Moreover, the presumed suitability of relatively modest concentrations is consistent with the teachings of new Regulation Best Interest (Reg. BI), which imposes a three-tiered approach to suitability. Under Reg. BI, a registered representative should consider three aspects of suitability. First, is the investment suitable for anyone? Second, is the investment suitable for this investor? Third, the registered representative must determine whether the recommended quantity is suitable for the customer in question.

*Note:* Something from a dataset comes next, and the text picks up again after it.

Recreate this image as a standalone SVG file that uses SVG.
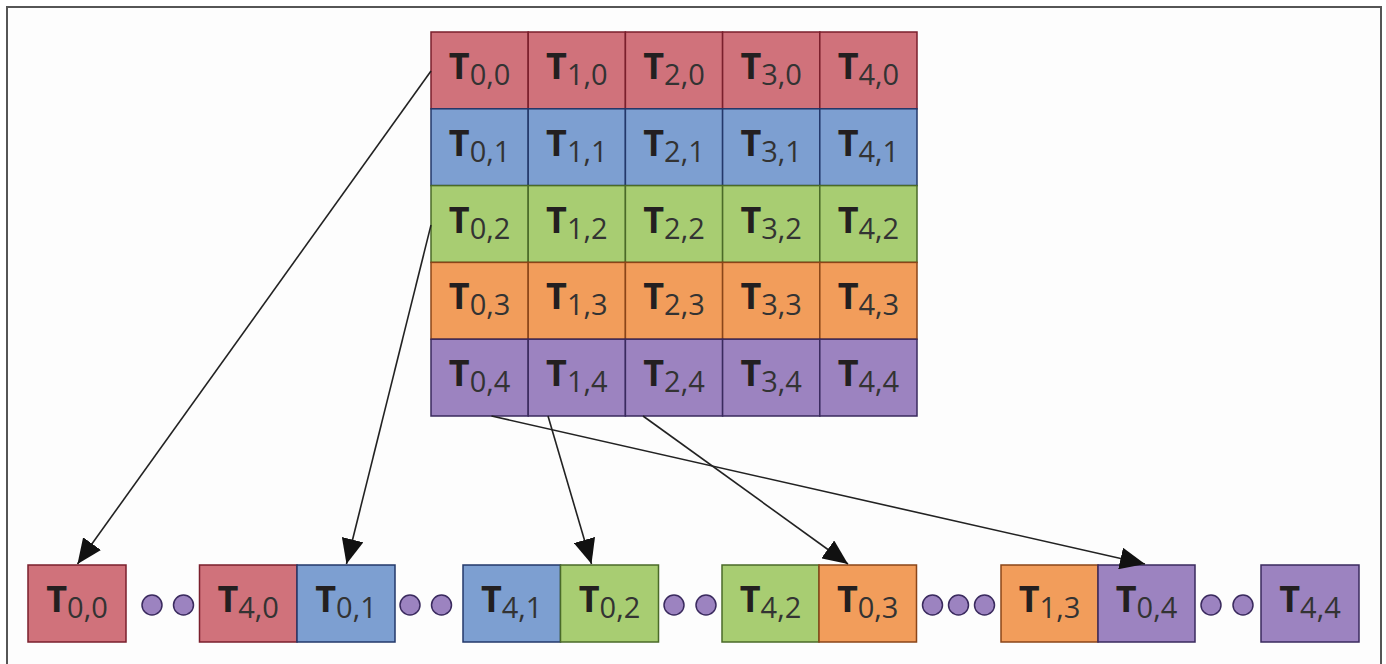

This is not to suggest that the presumed suitability of smaller holdings, under 10 percent concentration levels, can be bootstrapped into a substitute for the suitability of a product that is not suitable for anyone or not suitable for this specific customer under any circumstances under Reg. BI. A product that was never suitable for any investor cannot be sanitized by a presumed statutory concentration level. Moreover, there probably are some products that, while objectively suitable, will likely be viewed as unsuitable for particular investors based on the product’s complexity. However, regulators, particularly those in jurisdictions that have been aggressive in securities enforcement, should be mindful of these concentration presumptions in their prosecutions. Moreover, firms that have complied with their state’s concentration guidelines might make the argument that an overall view of a balanced portfolio is more appropriate than the cherry-picking approach favored by some regulators and claimants’ lawyers. If alternative investments, generally, are viewed as a legitimate tool for diversifying a client’s portfolio, it would appear to be unfair to punish an advisor for a small portion of a portfolio that did not produce that same rate of return as equities in a rising market, for example.